What is astonishing in Ignatius’ letter is the degree to which he and his intended audience internalised ‘pagan’ ideals about death in the arena and subverted them to their own ends. The cruelty and suffering of the arena are now idealised as instruments of believers’ salvation.

St Ignatius’ letter is not an isolated example of Christian fixation with the arena. From the second century onwards Christians created a new genre of literature, known as ‘Martyr Acts’, which celebrated the capture and trial (often before a capricious pagan judge) of a steadfast Christian who was willing to suffer terrible tortures and death rather than give up his or her faith.

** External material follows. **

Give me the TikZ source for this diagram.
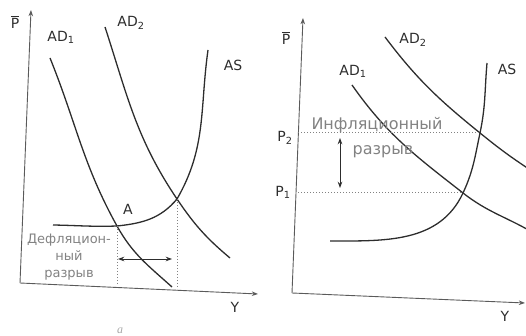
\documentclass[tikz,border=0pt]{standalone}
\usepackage{fontspec}
\setmainfont{DejaVu Sans}
\newfontfamily\capfont{Liberation Serif}
\usetikzlibrary{arrows.meta,positioning}
\definecolor{ink}{RGB}{45,45,45}
\definecolor{pencil}{RGB}{90,90,90}
\definecolor{faded}{RGB}{130,130,130}
\newcommand{\pbar}{$\overline{\mbox{P}}$}
\tikzset{
  >={Stealth[length=2.2mm,width=1.6mm]},
  axis/.style={->,draw=pencil,line width=0.9pt},
  curve/.style={draw=ink,line width=1.3pt},
  guide/.style={draw=faded,dotted,line width=1pt},
  gap/.style={<->,draw=ink,line width=0.8pt},
  lbl/.style={font=\fontsize{14}{16}\selectfont,text=ink,inner sep=0pt},
  gaptext/.style={font=\fontsize{13}{17}\selectfont,text=faded,align=center,inner sep=0pt},
}

\begin{document}
\begin{tikzpicture}[x=1pt,y=1pt]
  \useasboundingbox (0,0) rectangle (526,336);
  % panel a: deflationary gap
  \coordinate (o1) at (20,53);
  \coordinate (p1top) at (31,326);
  \coordinate (y1end) at (258,42);
  \draw[axis] (o1) -- (p1top);
  \draw[axis] (o1) -- (y1end);
  \coordinate (ad1s) at (50,278);
  \coordinate (A) at (117,110);
  \coordinate (ad1e) at (172,49);
  \coordinate (ad2s) at (105,309);
  \coordinate (E1) at (177,137);
  \coordinate (ad2e) at (230,78);
  \coordinate (as1s) at (53,111);
  \coordinate (as1t) at (208,286);
  \draw[curve] (ad1s) to[out=-68,in=119] (A) to[out=-61,in=138] (ad1e);
  \draw[curve] (ad2s) to[out=-72,in=124] (E1) to[out=-56,in=140] (ad2e);
  \draw[curve] (as1s) to[out=-1,in=182] (A) to[out=6,in=230] (E1) to[out=60,in=262] (as1t);
  \coordinate (Afoot) at (117,51);
  \coordinate (E1foot) at (177,47);
  \draw[guide] (A) -- (Afoot);
  \draw[guide] (E1) -- (E1foot);
  \coordinate (gapL) at (118,77);
  \coordinate (gapR) at (172,77);
  \draw[gap] (gapL) -- (gapR);
  \node[lbl] (pbar1) at (15,314) {\pbar};
  \node[lbl] (ad1lab) at (61,299) {AD\textsubscript{1}};
  \node[lbl] (ad2lab) at (131,313) {AD\textsubscript{2}};
  \node[lbl] (as1lab) at (233,271) {AS};
  \node[lbl] (alab) at (128,127) {A};
  \node[lbl] (y1lab) at (235,29) {Y};
  \node[gaptext] (defl) at (69,79) {Дефляцион-\\ный\\разрыв};
  \node[font=\capfont\itshape\fontsize{12}{12}\selectfont,text=faded!70] (cap1) at (120,5) {a};
  % panel b: inflationary gap
  \coordinate (o2) at (292,43);
  \coordinate (p2top) at (303,318);
  \coordinate (y2end) at (525,33);
  \draw[axis] (o2) -- (p2top);
  \draw[axis] (o2) -- (y2end);
  \coordinate (bd1s) at (352,251);
  \coordinate (E) at (463,143);
  \coordinate (bd1e) at (532,104);
  \coordinate (bd2s) at (385,299);
  \coordinate (E2) at (480,203);
  \coordinate (bd2e) at (532,165);
  \coordinate (as2s) at (330,95);
  \coordinate (as2t) at (487,273);
  \draw[curve] (bd1s) to[out=-55,in=142] (E) to[out=-38,in=150] (bd1e);
  \draw[curve] (bd2s) to[out=-53,in=141] (E2) to[out=-39,in=147] (bd2e);
  \draw[curve] (as2s) to[out=0,in=245] (E) to[out=65,in=258] (E2) to[out=78,in=265] (as2t);
  \coordinate (P2edge) at (298,203);
  \coordinate (P1edge) at (298,143);
  \draw[guide] (P2edge) -- (E2);
  \draw[guide] (P1edge) -- (E);
  \coordinate (gapT) at (340,198);
  \coordinate (gapB) at (340,148);
  \draw[gap] (gapT) -- (gapB);
  \node[lbl] (pbar2) at (286,298) {\pbar};
  \node[lbl] (P2lab) at (285,198) {P\textsubscript{2}};
  \node[lbl] (P1lab) at (283,144) {P\textsubscript{1}};
  \node[lbl] (bd1lab) at (353,265) {AD\textsubscript{1}};
  \node[lbl] (bd2lab) at (413,296) {AD\textsubscript{2}};
  \node[lbl] (as2lab) at (507,267) {AS};
  \node[lbl] (y2lab) at (505,20) {Y};
  \node[gaptext,font=\fontsize{16}{17}\selectfont] (infl1) at (377,211) {Инфляционный};
  \node[gaptext,font=\fontsize{16}{17}\selectfont] (infl2) at (383,184) {разрыв};
\end{tikzpicture}
\end{document}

Hugely embellished no doubt, they acted as a kind of sacred pornography of cruelty, tying the Christian message to gruesome and gory death at the hands of the Roman authorities. One of the most vivid and shocking is the account of the martyrdom of two female saints, Perpetua and Felicity, at the beginning of the third century AD in Carthage. After the narrative of their trial and imprisonment, the story turns to their final moments in the amphitheatre. They were brought out, at first naked and tied up in nets, to face ‘a mad heifer which the Devil had prepared’; their male friends had faced leopards, bears and boars. But, apparently, even the crowd was horrified at the sight of the two young women, one of whom – Felicity – had just given birth, her breasts still visibly dripping milk. So they were taken off, dressed again in tunics and sent back to the arena. Tossed and crushed, they nevertheless remained alive, until the crowd demanded their execution in full view. Perpetua’s killer was a novice, and – despite the agony caused by his mishits – she guided his sword to her throat. ‘O most valiant and blessed martyrs. Truly you are chosen for the glory of Christ Jesus our Lord.’